Kamujin's picture

Mono.SIMD

Miguel has just posted some comments about Mono.SIMD support.

http://tirania.org/blog/archive/2008/Nov-03.html

The basic idea is that the mono JIT engine optimizes well known classes to benefit from otherwise un-utilized processor features, such as the SSE's.

Miguel had suggested that OpenTK might consider deriving its Vector classes from the Mono.SIMD versions to gain the benefit of these performance enhancing optimizations and I agreed to advocate the idea to you.

Unfortunately, these optimizations only work with the mono JIT engine, so the code would run at current speeds under a MS.NET runtime.

What do you guys think?

I think its worth looking at as long as it doesn't introduce platform specific dependencies or speed degradation to non-optimized cases.


Comments

Comment viewing options

Select your preferred way to display the comments and click "Save settings" to activate your changes.
the Fiddler's picture

Ok, this is a significant development even if it is Mono-specific.

Thanks for bringing this to attention, we'll now have to find how to integrate Mono.SIMD into OpenTK.

Inertia's picture

"Although today we only support x86 up to SSE3 and some SSE4, we will be expanding both the API and the reach of of our SIMD mapping based on our users feedback. For example, on other architectures we will map the operations to their own SIMD instructions."

"Our library provides C# fallbacks for all of the accelerated instructions. This means that if your code runs on a machine that does not provide any SIMD support, or one of the operations that you are using is not supported in your machine, the code will continue to work correctly."

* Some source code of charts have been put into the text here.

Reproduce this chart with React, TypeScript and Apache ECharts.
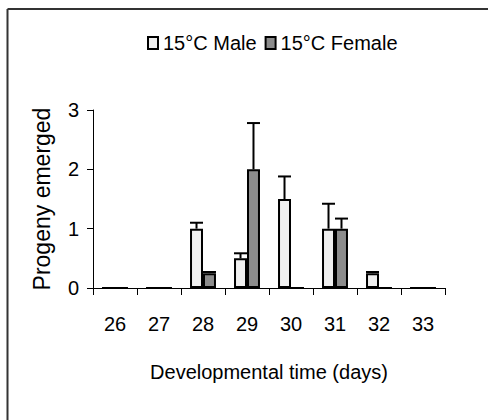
import React, { useEffect, useRef } from "react";
import * as echarts from "echarts";

const categories = ["26", "27", "28", "29", "30", "31", "32", "33"];
const maleValues = [0, 0, 1, 0.5, 1.5, 1, 0.25, 0];
const femaleValues = [0, 0, 0.25, 2, 0, 1, 0, 0];
const maleErrTop: (number | null)[] = [null, null, 1.1, 0.585, 1.88, 1.42, 0.27, null];
const femaleErrTop: (number | null)[] = [null, null, 0.27, 2.78, null, 1.17, null, null];
const yTicks = [0, 1, 2, 3];

const FONT = "'Liberation Sans', Arial, sans-serif";
const FS = 20;
const GAP = 0.41;

function errData(vals: number[], tops: (number | null)[]) {
  const out: any[] = [];
  tops.forEach((t, i) => {
    if (t !== null) out.push([i, t, vals[i]]);
  });
  return out;
}

function makeRender(side: number) {
  return (params: any, api: any) => {
    const i = api.value(0);
    const top = api.value(1);
    const base = api.value(2);
    const band = api.size([1, 0])[0];
    const barW = (band * (1 - GAP)) / 2;
    const off = (side * barW) / 2;
    const p0 = api.coord([i, base]);
    const p1 = api.coord([i, top]);
    const x = p0[0] + off;
    const style = { stroke: "#000", lineWidth: 2 };
    return {
      type: "group",
      children: [
        { type: "line", shape: { x1: x, y1: p0[1], x2: x, y2: p1[1] }, style },
        { type: "line", shape: { x1: x - barW / 2, y1: p1[1], x2: x + barW / 2, y2: p1[1] }, style },
      ],
    };
  };
}

export default function App() {
  const ref = useRef<HTMLDivElement>(null);
  useEffect(() => {
    if (!ref.current) return;
    const chart = echarts.init(ref.current, null, { renderer: "svg" });
    chart.setOption({
      animation: false,
      backgroundColor: "#fff",
      textStyle: { fontFamily: FONT, color: "#000" },
      legend: {
        left: 142,
        top: 28,
        itemWidth: 10,
        itemHeight: 12,
        itemGap: 8,
        icon: "rect",
        textStyle: { fontFamily: FONT, fontSize: FS, color: "#000" },
        data: ["15°C Male", "15°C Female"],
      },
      grid: { left: 93, right: 43, top: 110, bottom: 132 },
      xAxis: {
        type: "category",
        data: categories,
        name: "Developmental time (days)",
        nameLocation: "middle",
        nameGap: 74,
        nameTextStyle: { fontFamily: FONT, fontSize: FS, color: "#000" },
        axisLine: { lineStyle: { color: "#000", width: 1 } },
        axisTick: { show: true, length: 7, lineStyle: { color: "#000" } },
        axisLabel: { margin: 26, fontFamily: FONT, fontSize: FS, color: "#000" },
        splitLine: { show: false },
      },
      yAxis: {
        type: "value",
        min: yTicks[0],
        max: yTicks[yTicks.length - 1],
        interval: 1,
        name: "Progeny emerged",
        nameLocation: "middle",
        nameGap: 40,
        nameTextStyle: { fontFamily: FONT, fontSize: 23, color: "#000" },
        axisLine: { show: true, lineStyle: { color: "#000", width: 1 } },
        axisTick: { show: true, length: 6, lineStyle: { color: "#000" } },
        axisLabel: { margin: 14, fontFamily: FONT, fontSize: FS, color: "#000" },
        splitLine: { show: false },
      },
      graphic: [
        { type: "line", shape: { x1: 7.5, y1: 9, x2: 490, y2: 9 }, style: { stroke: "#333", lineWidth: 2 } },
        { type: "line", shape: { x1: 7.5, y1: 9, x2: 7.5, y2: 425 }, style: { stroke: "#333", lineWidth: 2 } },
      ],
      series: [
        {
          name: "15°C Male",
          type: "bar",
          data: maleValues,
          barGap: "0%",
          barCategoryGap: GAP * 100 + "%",
          itemStyle: { color: "#f0f0f0", borderColor: "#000", borderWidth: 2 },
        },
        {
          name: "15°C Female",
          type: "bar",
          data: femaleValues,
          barGap: "0%",
          barCategoryGap: GAP * 100 + "%",
          itemStyle: { color: "#8c8c8c", borderColor: "#000", borderWidth: 2 },
        },
        {
          type: "custom",
          renderItem: makeRender(-1),
          data: errData(maleValues, maleErrTop),
          z: 5,
          silent: true,
        },
        {
          type: "custom",
          renderItem: makeRender(1),
          data: errData(femaleValues, femaleErrTop),
          z: 5,
          silent: true,
        },
      ],
    });
    return () => chart.dispose();
  }, []);
  return (
    <div
      ref={ref}
      style={{ position: "fixed", left: 0, top: 0, width: 488, height: 420 }}
    />
  );
}
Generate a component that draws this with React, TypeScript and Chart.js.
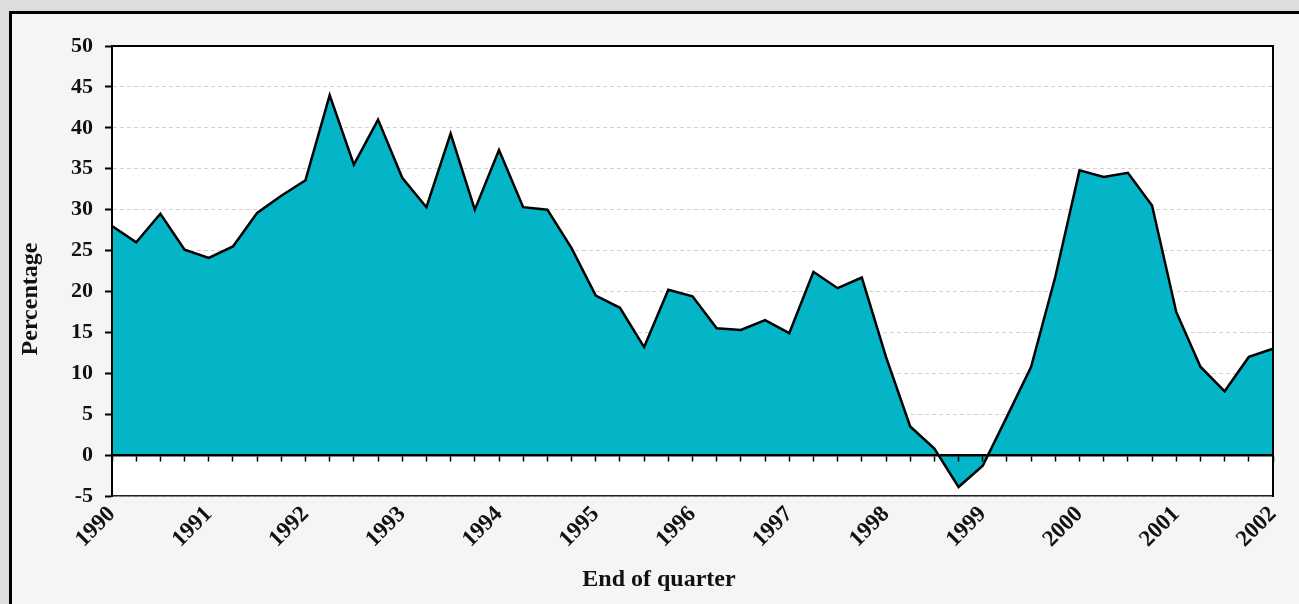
import React, { useEffect, useRef } from "react";
import { Chart, registerables } from "chart.js";

Chart.register(...registerables);

const quarters: string[] = [
  "1990 Q1", "1990 Q2", "1990 Q3", "1990 Q4",
  "1991 Q1", "1991 Q2", "1991 Q3", "1991 Q4",
  "1992 Q1", "1992 Q2", "1992 Q3", "1992 Q4",
  "1993 Q1", "1993 Q2", "1993 Q3", "1993 Q4",
  "1994 Q1", "1994 Q2", "1994 Q3", "1994 Q4",
  "1995 Q1", "1995 Q2", "1995 Q3", "1995 Q4",
  "1996 Q1", "1996 Q2", "1996 Q3", "1996 Q4",
  "1997 Q1", "1997 Q2", "1997 Q3", "1997 Q4",
  "1998 Q1", "1998 Q2", "1998 Q3", "1998 Q4",
  "1999 Q1", "1999 Q2", "1999 Q3", "1999 Q4",
  "2000 Q1", "2000 Q2", "2000 Q3", "2000 Q4",
  "2001 Q1", "2001 Q2", "2001 Q3", "2001 Q4",
  "2002 Q1",
];

const percentages: number[] = [
  28.0, 26.0, 29.5, 25.1,
  24.1, 25.5, 29.6, 31.7,
  33.6, 44.0, 35.5, 41.0,
  33.9, 30.3, 39.3, 30.0,
  37.3, 30.3, 30.0, 25.3,
  19.5, 18.0, 13.2, 20.2,
  19.4, 15.5, 15.3, 16.5,
  14.9, 22.4, 20.4, 21.7,
  12.0, 3.5, 0.8, -3.9,
  -1.3, 4.7, 10.8, 21.8,
  34.8, 34.0, 34.5, 30.5,
  17.5, 10.8, 7.8, 12.0,
  13.0,
];

const yearTicks: string[] = [
  "1990", "1991", "1992", "1993", "1994", "1995", "1996",
  "1997", "1998", "1999", "2000", "2001", "2002",
];

const Y_MIN = -5;
const Y_MAX = 50;
const Y_STEP = 5;

const FONT = "'Liberation Serif', 'Times New Roman', serif";

const chartAreaBg = {
  id: "chartAreaBg",
  beforeDraw(chart: any) {
    const { ctx, chartArea } = chart;
    ctx.save();
    ctx.fillStyle = "#ffffff";
    ctx.fillRect(chartArea.left, chartArea.top, chartArea.right - chartArea.left, chartArea.bottom - chartArea.top);
    ctx.restore();
  },
};

export default function App() {
  const ref = useRef<HTMLCanvasElement | null>(null);

  useEffect(() => {
    if (!ref.current) return;
    const chart = new Chart(ref.current, {
      type: "line",
      data: {
        labels: quarters,
        datasets: [
          {
            data: percentages,
            borderColor: "#000000",
            borderWidth: 2.5,
            backgroundColor: "#04b4c7",
            fill: "origin",
            pointRadius: 0,
            tension: 0,
          },
        ],
      },
      plugins: [chartAreaBg],
      options: {
        responsive: false,
        animation: false,
        layout: { padding: { left: 19, right: 0, top: 0, bottom: 6 } },
        plugins: {
          legend: { display: false },
          tooltip: { enabled: false },
          subtitle: {
            display: true,
            text: "Percentage",
            position: "left",
            color: "#111",
            font: { family: FONT, size: 24, weight: "bold", lineHeight: 1 },
            padding: { top: 0, bottom: 0 },
          },
          title: {
            display: true,
            text: "End of quarter",
            position: "bottom",
            color: "#111",
            font: { family: FONT, size: 24, weight: "bold", lineHeight: 1.2 },
            padding: { top: 0, bottom: 4 },
          },
        },
        scales: {
          x: {
            type: "category",
            position: "bottom",
            offset: false,
            grid: { display: false, drawTicks: false },
            border: { display: true, color: "#222", width: 1.5 },
            ticks: {
              autoSkip: false,
              minRotation: 45,
              maxRotation: 45,
              padding: 5,
              color: "#111",
              font: { family: FONT, size: 23, weight: "bold" },
              callback: (_v: any, i: number) => (i % 4 === 0 ? yearTicks[i / 4] : ""),
            },
            afterFit: (s: any) => {
              s.height = 69.2;
            },
          },
          xTop: {
            type: "category",
            position: "top",
            offset: false,
            grid: { display: false, drawTicks: false },
            border: { display: true, color: "#000", width: 2, z: 1 },
            ticks: { display: false },
            afterFit: (s: any) => {
              s.height = 46;
            },
          },
          xZero: {
            type: "category",
            position: { y: 0 },
            offset: false,
            grid: {
              display: true,
              drawOnChartArea: false,
              drawTicks: true,
              tickLength: 5,
              tickColor: "#000",
              tickWidth: 1.5,
              z: 1,
            },
            border: { display: true, color: "#000", width: 2.5, z: 1 },
            ticks: { display: false, autoSkip: false },
          },
          y: {
            type: "linear",
            position: "left",
            min: Y_MIN,
            max: Y_MAX,
            grid: {
              display: true,
              drawOnChartArea: true,
              drawTicks: true,
              color: "#d2d2d2",
              lineWidth: 1,
              tickLength: 7,
              tickColor: "#000",
              tickWidth: 2,
              tickBorderDash: [],
            },
            border: { display: true, color: "#000", width: 2, dash: [4, 3], z: 1 },
            ticks: {
              stepSize: Y_STEP,
              padding: 12,
              color: "#111",
              font: { family: FONT, size: 22, weight: "bold" },
            },
            afterFit: (s: any) => {
              s.width = 69;
            },
          },
          yRight: {
            type: "linear",
            position: "right",
            min: Y_MIN,
            max: Y_MAX,
            grid: { display: false, drawTicks: false },
            border: { display: true, color: "#000", width: 2, z: 1 },
            ticks: { display: false },
            afterFit: (s: any) => {
              s.width = 26;
            },
          },
        },
      } as any,
    });
    return () => chart.destroy();
  }, []);

  return (
    <div
      style={{
        position: "absolute",
        left: 0,
        top: 0,
        width: 1299,
        height: 604,
        overflow: "hidden",
        background: "#dcdedd",
      }}
    >
      <div
        style={{
          position: "absolute",
          left: 9,
          top: 11,
          width: 1400,
          height: 700,
          border: "3px solid #000",
          background: "#f5f5f3",
        }}
      />
      <canvas
        ref={ref}
        width={1299}
        height={604}
        style={{ position: "absolute", left: 0, top: 0, width: 1299, height: 604 }}
      />
    </div>
  );
}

This is good news, it fits perfectly with OpenTK's philosophy that the underlying platform should not be a concern.

the Fiddler's picture

I took a look at the code and it looks solid enough for testing.

Open questions:

  1. How do we handle Vector[23] structs? With Mono.SIMD, it might actually be faster to actually treat them as Vector4 structs.
  2. The interfaces are similar but slightly incompatible. Any idea how to put our Vector4 structures on the stack and call the Mono/SIMD functions on them? Alternatively, would it be possible to integrate a slightly modified version of Mono.SIMD directly in OpenTK (how does the JIT detect the replace-able methods)?
Kamujin's picture

Another question is double based vectors. Vector4d seems to be too long for them to support.

the Fiddler's picture

True, SSE registers are 128bits long so I doubt Mono.SIMD will support double-precision vectors.

The other avenue for improved speed is NetAsm, which allows runtime injection of native code. Unfortunately, it is x86/.Net specific right now - it needs to be ported to (at least) Mono and x64 before it becomes a serious contender.

In any case, let's not worry about the double-precision structs right now.

Inertia's picture

1. Imho don't bother creating Vector2f|3f structs, you can use Vector4f and ignore Z&|W, or pack 2* Vector2f into 1* Vector4f. Same goes for Vector2d, we could create a Vector4d struct with 2* Vector2d.
2. Not sure yet, the easiest way would be if Mono.Simd would remove the get&set properties and just make the fields public.

the Fiddler's picture

1. Imho don't bother creating Vector2f|3f structs, you can use Vector4f and ignore Z&|W, or pack 2* Vector2f into 1* Vector4f. Same goes for Vector2d, we could create a Vector4d struct with 2* Vector2d.
The main problem here is that you waste valuable space when using sending data to e.g. vertex buffers.

2. Not sure yet, the easiest way would be if Mono.Simd would remove the get&set properties and just make the fields public.
Agreed. I'll suggest that to their mailing list, maybe it can be done.

Kamujin's picture

If your pushing data to a vertex buffer, one of the fastest ways is to pass a pointer to your array and block transfer it. This gets increasingly sloppy if your vector structures are not the right size and with sequential layout.

Inertia's picture

The main problem here is that you waste valuable space when using sending data to e.g. vertex buffers.
Yeah, that's why I said don't bother. When someone instantiates a Vector4f and only uses 3 components, (s)he should be aware of the implication that it's still 4 floats. I don't see any good workaround for Simd accelerated Vector2f|3f structs.

2. Not sure yet, the easiest way would be if Mono.Simd would remove the get&set properties and just make the fields public.
Agreed. I'll suggest that to their mailing list, maybe it can be done.

Since they're optimizing for speed, it would make sense.

kumpera's picture

Hey guys,

With a Vector2f/i the best way to use it is to process two at a time, processing one at a time might not be profitable, but YMMV.
For Vector3f/i the way to go is ignoring the last element.

To overcome the issue of increased storage in the Vector3 case, keep using the same structures and load/store from them when using MonoSimd. Right now the code to do this is far from ideal as it requires pointers, but this is an area we plan on improving.

I fail to understand why the getter/setters are a problem for you. Both mono and .net can inline them trivially.